SET PROBLEM: Return only the number of lines holding the word "with".

STORED DATA:
########################################

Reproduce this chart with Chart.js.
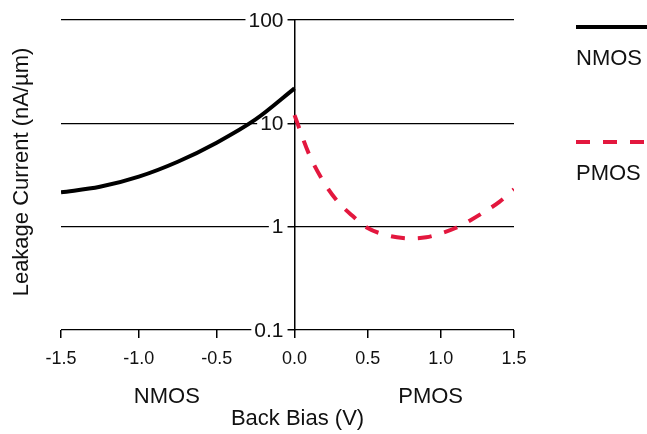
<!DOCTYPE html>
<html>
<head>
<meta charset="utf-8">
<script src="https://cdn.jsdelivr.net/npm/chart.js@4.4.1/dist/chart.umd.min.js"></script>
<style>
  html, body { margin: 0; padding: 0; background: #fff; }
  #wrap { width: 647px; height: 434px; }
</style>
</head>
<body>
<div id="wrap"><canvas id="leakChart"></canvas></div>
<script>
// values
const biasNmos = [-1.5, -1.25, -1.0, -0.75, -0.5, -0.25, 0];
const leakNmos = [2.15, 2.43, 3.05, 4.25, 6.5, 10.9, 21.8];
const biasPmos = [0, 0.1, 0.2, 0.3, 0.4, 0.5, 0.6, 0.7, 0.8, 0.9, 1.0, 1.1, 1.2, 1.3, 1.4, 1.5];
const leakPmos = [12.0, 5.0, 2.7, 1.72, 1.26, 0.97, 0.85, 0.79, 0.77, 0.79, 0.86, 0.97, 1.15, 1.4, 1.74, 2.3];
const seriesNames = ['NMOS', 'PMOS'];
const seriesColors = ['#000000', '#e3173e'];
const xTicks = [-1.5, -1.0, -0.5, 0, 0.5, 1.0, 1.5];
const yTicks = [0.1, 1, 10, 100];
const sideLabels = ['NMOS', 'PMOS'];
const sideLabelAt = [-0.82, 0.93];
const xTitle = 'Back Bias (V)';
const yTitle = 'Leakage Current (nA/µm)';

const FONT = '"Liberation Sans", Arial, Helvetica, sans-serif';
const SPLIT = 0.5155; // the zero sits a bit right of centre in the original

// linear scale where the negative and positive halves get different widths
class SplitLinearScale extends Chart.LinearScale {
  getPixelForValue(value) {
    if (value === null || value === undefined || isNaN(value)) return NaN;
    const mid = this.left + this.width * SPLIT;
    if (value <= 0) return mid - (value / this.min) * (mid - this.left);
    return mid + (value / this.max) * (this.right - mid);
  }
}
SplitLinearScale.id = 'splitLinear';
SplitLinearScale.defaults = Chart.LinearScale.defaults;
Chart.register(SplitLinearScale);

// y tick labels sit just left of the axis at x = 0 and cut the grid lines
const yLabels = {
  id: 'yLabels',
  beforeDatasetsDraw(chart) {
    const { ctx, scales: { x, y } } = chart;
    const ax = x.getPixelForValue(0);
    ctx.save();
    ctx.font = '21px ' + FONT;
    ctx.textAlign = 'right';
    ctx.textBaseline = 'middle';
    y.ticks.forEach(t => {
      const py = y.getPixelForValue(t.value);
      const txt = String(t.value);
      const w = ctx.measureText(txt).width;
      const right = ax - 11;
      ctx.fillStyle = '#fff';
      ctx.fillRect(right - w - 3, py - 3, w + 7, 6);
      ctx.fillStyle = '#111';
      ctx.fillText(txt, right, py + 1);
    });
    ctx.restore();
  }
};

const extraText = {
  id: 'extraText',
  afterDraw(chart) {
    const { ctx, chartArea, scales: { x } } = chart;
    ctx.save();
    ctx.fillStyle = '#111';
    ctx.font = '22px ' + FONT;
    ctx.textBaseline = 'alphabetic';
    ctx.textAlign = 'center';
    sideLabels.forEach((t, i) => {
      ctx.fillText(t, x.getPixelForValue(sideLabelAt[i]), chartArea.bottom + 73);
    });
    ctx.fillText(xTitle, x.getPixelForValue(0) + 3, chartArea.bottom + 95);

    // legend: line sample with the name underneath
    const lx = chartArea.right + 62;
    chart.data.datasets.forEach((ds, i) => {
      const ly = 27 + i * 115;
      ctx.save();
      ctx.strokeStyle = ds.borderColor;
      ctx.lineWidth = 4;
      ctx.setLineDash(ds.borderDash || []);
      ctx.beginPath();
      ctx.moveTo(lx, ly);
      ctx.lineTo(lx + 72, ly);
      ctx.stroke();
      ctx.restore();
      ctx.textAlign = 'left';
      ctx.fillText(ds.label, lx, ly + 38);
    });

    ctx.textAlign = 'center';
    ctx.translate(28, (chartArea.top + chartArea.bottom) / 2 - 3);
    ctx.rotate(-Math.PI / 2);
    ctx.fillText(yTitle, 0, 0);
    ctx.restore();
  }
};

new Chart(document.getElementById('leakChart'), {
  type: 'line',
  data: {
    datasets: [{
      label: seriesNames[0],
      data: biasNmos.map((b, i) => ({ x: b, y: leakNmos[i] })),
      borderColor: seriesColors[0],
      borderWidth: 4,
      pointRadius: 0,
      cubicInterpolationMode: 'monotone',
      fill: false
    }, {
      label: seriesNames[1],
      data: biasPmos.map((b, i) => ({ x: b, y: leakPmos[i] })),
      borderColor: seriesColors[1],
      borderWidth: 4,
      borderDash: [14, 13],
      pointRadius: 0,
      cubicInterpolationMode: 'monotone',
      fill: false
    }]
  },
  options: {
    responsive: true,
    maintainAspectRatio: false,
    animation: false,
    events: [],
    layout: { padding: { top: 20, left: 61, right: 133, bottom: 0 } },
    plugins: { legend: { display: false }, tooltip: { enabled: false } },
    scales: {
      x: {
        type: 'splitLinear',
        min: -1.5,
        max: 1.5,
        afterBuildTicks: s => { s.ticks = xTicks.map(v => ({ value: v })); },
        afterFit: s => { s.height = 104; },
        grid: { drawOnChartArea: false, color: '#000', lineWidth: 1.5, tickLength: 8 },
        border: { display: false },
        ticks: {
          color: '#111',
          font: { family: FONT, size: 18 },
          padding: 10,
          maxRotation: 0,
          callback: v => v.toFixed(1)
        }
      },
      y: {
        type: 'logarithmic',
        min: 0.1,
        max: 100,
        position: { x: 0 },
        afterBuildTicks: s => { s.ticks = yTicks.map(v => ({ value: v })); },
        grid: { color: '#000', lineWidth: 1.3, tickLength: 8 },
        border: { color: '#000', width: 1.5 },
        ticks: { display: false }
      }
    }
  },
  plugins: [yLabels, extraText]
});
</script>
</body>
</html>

########################################

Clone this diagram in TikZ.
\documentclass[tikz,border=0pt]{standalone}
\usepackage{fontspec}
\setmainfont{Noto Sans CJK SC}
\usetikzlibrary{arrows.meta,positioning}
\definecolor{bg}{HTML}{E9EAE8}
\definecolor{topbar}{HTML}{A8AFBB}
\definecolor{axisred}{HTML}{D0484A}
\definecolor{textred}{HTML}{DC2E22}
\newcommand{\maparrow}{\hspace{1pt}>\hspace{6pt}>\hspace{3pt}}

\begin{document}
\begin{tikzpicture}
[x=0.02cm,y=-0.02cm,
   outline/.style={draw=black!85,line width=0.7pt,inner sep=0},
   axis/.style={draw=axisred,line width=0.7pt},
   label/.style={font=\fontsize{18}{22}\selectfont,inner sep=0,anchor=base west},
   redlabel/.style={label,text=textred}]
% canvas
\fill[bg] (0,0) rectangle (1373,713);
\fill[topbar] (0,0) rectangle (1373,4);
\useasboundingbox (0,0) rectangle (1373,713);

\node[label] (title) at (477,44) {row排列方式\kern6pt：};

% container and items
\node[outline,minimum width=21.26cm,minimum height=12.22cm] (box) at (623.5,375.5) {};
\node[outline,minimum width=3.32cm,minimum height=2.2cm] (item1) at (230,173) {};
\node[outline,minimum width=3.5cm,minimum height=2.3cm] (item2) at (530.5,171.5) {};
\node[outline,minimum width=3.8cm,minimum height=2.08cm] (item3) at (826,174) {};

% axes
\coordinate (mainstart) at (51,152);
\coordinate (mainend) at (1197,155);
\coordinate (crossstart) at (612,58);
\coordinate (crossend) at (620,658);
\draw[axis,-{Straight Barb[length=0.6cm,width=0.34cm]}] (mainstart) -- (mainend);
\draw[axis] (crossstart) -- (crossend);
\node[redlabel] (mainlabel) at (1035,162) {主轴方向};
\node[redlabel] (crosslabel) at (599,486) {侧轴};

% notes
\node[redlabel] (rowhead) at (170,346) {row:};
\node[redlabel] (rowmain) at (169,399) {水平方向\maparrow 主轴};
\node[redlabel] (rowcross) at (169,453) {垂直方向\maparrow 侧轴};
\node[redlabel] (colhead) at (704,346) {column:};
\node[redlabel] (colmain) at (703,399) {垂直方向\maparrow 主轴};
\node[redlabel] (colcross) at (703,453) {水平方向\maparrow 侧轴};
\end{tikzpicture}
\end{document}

########################################

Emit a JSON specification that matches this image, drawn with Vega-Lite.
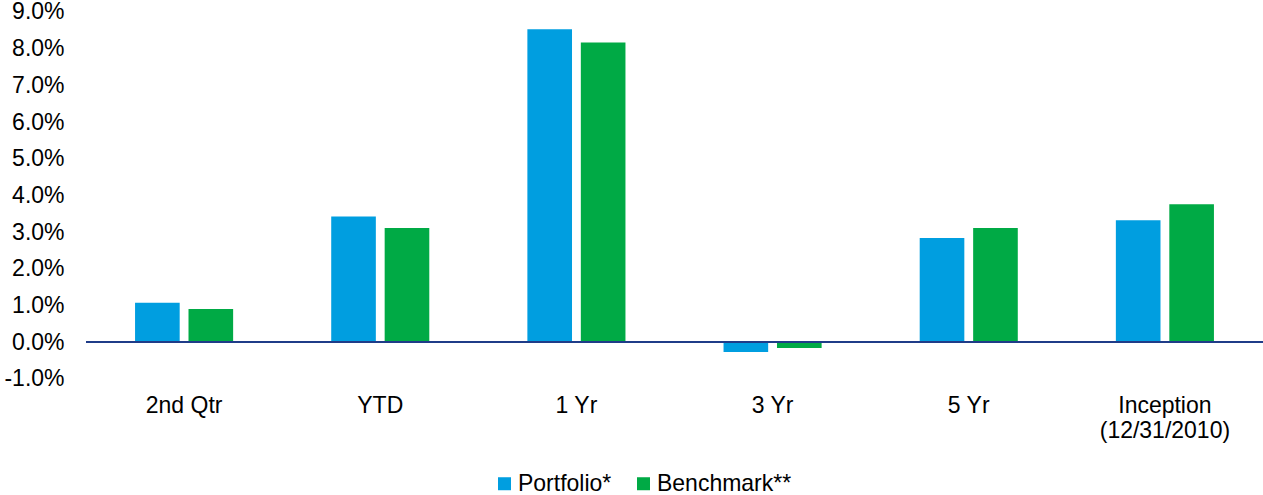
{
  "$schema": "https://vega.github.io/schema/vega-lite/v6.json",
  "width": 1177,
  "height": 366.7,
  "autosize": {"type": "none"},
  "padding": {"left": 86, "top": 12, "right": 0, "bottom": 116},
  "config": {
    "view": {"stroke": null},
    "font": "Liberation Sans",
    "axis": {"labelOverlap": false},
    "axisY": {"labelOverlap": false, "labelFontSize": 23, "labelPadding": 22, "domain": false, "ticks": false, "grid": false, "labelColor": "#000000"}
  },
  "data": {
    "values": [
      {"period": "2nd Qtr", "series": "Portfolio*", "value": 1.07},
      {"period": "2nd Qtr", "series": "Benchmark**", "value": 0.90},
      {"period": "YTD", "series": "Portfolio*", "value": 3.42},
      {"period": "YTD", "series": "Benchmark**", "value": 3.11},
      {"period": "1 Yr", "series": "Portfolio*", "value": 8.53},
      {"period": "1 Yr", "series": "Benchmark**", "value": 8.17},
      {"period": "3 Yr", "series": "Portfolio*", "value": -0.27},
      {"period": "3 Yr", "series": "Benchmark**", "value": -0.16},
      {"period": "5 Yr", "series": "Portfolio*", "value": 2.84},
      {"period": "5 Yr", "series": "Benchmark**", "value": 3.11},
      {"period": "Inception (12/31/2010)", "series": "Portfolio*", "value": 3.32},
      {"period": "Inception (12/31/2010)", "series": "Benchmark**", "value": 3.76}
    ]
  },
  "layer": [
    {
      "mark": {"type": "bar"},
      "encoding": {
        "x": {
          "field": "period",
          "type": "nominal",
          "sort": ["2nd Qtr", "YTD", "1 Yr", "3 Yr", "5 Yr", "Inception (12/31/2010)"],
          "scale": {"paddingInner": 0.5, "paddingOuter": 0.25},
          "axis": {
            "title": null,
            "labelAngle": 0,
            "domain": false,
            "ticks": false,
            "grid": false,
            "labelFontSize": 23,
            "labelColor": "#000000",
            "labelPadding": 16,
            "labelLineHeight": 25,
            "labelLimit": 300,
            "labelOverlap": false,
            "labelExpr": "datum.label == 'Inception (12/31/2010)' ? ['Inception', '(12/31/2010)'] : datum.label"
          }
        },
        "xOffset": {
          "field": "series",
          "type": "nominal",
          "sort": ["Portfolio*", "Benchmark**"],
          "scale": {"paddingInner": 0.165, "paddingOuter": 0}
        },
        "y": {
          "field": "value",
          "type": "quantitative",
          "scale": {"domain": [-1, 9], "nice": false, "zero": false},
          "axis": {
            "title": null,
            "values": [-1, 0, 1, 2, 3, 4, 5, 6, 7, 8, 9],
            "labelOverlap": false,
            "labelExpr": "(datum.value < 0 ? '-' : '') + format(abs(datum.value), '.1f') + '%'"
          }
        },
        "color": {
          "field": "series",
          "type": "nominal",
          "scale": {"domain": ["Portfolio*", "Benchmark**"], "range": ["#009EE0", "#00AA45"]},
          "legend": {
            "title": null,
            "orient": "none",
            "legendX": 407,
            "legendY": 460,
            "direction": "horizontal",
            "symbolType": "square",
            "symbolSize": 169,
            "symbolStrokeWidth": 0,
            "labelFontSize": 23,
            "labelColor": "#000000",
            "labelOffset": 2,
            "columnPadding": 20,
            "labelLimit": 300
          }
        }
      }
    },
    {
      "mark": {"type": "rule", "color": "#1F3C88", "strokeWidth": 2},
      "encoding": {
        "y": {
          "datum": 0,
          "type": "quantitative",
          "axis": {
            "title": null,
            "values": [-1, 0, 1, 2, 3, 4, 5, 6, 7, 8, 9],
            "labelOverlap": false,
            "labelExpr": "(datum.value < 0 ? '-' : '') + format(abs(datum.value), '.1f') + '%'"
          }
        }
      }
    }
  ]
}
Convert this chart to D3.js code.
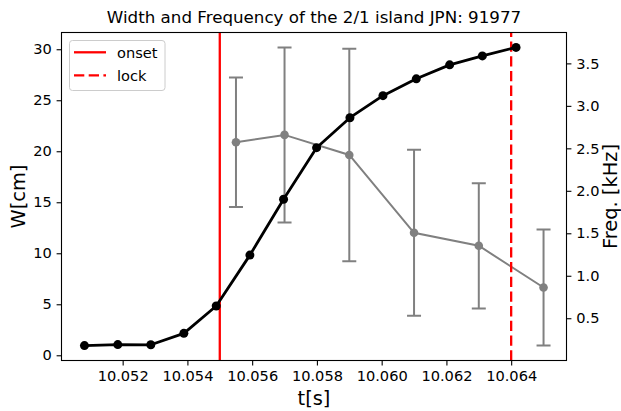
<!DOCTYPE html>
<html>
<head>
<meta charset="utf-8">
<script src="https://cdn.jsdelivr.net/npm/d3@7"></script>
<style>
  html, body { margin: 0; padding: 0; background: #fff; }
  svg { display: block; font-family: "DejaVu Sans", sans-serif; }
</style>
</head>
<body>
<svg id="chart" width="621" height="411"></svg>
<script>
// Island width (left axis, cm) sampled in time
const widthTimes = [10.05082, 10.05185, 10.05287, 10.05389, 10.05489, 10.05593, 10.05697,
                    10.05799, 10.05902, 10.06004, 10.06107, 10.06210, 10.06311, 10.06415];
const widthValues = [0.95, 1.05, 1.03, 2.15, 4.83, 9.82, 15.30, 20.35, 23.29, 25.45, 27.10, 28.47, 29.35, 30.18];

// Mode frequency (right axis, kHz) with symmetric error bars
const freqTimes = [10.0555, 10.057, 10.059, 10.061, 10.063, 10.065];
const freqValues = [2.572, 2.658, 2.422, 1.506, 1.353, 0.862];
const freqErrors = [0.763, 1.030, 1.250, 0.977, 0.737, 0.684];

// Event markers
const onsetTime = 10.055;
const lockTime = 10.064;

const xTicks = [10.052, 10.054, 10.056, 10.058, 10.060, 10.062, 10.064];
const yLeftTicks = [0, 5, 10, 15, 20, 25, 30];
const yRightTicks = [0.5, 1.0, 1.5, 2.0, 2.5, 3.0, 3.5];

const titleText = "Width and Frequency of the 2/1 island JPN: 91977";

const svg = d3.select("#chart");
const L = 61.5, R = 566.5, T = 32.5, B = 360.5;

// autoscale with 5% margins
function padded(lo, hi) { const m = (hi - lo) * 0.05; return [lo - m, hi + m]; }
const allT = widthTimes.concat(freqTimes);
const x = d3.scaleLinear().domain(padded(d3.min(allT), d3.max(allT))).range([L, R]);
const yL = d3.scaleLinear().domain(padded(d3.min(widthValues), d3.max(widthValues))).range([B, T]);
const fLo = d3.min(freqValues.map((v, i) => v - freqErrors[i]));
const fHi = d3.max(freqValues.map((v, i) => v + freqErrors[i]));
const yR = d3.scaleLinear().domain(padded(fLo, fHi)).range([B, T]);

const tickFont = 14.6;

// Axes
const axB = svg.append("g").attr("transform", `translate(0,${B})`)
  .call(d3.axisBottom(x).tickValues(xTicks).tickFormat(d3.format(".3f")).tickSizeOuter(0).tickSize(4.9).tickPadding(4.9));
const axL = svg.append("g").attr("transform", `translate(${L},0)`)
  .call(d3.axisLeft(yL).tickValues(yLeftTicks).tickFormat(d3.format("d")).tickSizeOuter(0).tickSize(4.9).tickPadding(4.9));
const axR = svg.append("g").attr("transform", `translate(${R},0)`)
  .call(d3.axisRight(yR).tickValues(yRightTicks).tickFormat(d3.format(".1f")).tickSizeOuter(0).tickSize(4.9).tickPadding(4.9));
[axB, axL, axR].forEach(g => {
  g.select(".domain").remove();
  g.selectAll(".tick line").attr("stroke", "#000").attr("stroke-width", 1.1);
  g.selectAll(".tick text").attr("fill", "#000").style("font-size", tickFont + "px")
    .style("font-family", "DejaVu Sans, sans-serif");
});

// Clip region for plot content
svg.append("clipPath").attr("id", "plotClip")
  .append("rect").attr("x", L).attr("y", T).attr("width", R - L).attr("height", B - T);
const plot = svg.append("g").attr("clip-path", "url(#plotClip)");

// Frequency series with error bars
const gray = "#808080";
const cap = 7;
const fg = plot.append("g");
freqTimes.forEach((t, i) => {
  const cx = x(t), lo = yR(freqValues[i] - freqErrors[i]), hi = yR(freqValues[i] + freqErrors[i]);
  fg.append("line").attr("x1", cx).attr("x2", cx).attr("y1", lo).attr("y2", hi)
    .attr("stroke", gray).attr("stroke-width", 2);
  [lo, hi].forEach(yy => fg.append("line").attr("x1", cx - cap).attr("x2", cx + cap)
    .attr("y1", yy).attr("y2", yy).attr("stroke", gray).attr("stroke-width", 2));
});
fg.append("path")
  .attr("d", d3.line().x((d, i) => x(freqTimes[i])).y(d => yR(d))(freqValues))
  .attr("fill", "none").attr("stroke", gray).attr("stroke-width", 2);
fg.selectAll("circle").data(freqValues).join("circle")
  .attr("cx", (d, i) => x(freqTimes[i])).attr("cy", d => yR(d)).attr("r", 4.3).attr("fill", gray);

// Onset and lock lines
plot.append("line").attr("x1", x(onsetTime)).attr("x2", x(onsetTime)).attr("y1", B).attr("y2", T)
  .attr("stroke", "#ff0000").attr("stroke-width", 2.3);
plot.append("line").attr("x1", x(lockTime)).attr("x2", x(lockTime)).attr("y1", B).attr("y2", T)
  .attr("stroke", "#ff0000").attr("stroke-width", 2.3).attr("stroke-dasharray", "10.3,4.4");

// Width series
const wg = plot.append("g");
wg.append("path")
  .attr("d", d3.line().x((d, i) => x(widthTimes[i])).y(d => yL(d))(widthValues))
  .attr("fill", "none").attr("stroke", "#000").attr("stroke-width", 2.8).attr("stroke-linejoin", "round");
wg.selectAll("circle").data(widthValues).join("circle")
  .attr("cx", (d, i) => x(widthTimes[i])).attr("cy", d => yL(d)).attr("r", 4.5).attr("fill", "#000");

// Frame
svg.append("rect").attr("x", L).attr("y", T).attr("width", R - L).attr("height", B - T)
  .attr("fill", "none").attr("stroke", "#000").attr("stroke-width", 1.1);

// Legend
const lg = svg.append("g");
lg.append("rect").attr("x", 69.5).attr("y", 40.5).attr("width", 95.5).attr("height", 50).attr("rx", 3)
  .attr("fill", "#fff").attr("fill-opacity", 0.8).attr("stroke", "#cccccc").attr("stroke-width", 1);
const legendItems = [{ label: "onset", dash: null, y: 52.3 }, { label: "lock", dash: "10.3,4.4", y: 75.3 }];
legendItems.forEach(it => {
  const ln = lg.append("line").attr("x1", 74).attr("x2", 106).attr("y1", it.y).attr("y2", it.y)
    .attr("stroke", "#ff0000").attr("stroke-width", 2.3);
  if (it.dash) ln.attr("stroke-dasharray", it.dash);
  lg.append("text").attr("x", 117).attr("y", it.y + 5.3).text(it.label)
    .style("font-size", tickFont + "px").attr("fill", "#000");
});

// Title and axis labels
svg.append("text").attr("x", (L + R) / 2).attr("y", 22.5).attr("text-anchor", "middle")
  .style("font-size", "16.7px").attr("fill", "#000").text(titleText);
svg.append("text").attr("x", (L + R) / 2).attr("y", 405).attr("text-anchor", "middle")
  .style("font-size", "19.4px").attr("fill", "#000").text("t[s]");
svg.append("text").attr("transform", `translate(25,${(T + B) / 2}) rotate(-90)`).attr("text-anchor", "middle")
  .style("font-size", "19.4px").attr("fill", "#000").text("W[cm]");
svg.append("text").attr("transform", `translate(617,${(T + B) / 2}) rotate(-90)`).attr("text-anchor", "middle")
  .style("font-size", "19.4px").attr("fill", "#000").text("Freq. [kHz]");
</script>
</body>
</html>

########################################

SOLUTION BELOW: 6